Information shown
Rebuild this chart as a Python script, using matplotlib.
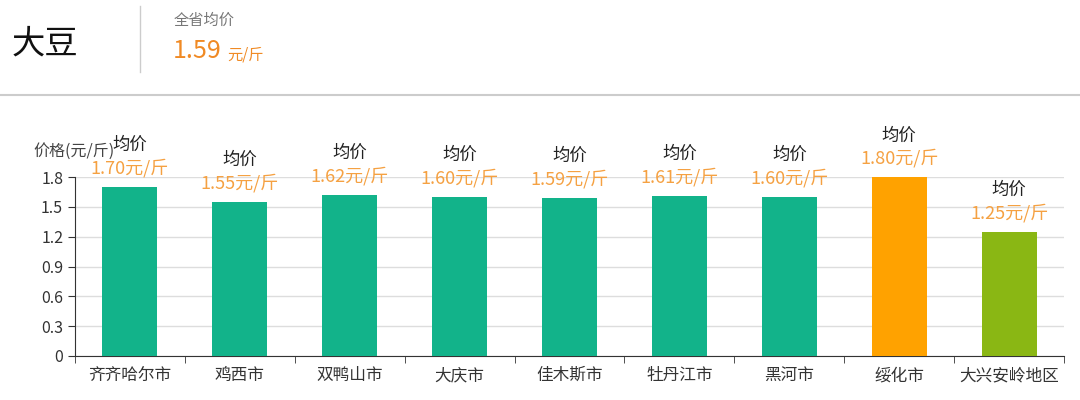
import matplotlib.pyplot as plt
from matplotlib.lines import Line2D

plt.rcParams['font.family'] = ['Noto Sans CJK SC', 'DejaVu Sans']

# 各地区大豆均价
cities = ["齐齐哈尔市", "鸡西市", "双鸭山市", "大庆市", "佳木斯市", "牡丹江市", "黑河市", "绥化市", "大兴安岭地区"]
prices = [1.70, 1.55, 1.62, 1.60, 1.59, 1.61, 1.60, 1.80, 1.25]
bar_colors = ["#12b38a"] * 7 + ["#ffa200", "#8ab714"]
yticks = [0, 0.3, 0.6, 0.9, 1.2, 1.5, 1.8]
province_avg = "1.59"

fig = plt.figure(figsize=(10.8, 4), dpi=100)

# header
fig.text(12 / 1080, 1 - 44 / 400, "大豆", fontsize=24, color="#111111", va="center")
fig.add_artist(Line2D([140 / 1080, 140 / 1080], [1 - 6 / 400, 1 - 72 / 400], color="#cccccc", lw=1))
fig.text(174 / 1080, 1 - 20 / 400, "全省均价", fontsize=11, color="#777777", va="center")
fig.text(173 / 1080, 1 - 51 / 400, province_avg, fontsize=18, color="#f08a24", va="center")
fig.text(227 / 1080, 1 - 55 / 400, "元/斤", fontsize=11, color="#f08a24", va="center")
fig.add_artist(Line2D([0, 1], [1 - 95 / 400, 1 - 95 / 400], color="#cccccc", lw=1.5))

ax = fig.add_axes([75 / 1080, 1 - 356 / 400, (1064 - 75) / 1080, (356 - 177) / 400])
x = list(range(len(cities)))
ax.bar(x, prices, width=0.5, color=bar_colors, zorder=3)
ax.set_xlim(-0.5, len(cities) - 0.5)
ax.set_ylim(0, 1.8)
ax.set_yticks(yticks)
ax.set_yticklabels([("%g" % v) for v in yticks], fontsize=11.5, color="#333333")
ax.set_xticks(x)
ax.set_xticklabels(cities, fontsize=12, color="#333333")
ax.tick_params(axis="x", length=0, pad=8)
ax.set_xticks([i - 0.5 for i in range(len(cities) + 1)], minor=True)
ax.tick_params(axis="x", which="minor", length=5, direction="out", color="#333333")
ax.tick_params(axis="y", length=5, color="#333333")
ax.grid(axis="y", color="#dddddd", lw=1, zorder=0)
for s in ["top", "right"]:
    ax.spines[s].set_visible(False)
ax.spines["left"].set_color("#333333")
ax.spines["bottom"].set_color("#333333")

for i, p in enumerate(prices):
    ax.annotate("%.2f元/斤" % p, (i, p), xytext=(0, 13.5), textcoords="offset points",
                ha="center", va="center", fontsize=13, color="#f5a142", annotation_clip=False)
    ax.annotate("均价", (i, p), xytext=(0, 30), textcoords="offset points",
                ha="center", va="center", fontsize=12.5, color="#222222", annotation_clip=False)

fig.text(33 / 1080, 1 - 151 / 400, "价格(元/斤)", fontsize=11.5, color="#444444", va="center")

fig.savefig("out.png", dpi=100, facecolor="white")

Exercise objective
With all pictures left out, please transcribe exactly the lines from the start of the material through the line with "fig = plt.figure(figsize=(10.8, 4), dpi=100)".

In response
Rebuild this chart as a Python script, using matplotlib.
import matplotlib.pyplot as plt
from matplotlib.lines import Line2D

plt.rcParams['font.family'] = ['Noto Sans CJK SC', 'DejaVu Sans']

# 各地区大豆均价
cities = ["齐齐哈尔市", "鸡西市", "双鸭山市", "大庆市", "佳木斯市", "牡丹江市", "黑河市", "绥化市", "大兴安岭地区"]
prices = [1.70, 1.55, 1.62, 1.60, 1.59, 1.61, 1.60, 1.80, 1.25]
bar_colors = ["#12b38a"] * 7 + ["#ffa200", "#8ab714"]
yticks = [0, 0.3, 0.6, 0.9, 1.2, 1.5, 1.8]
province_avg = "1.59"

fig = plt.figure(figsize=(10.8, 4), dpi=100)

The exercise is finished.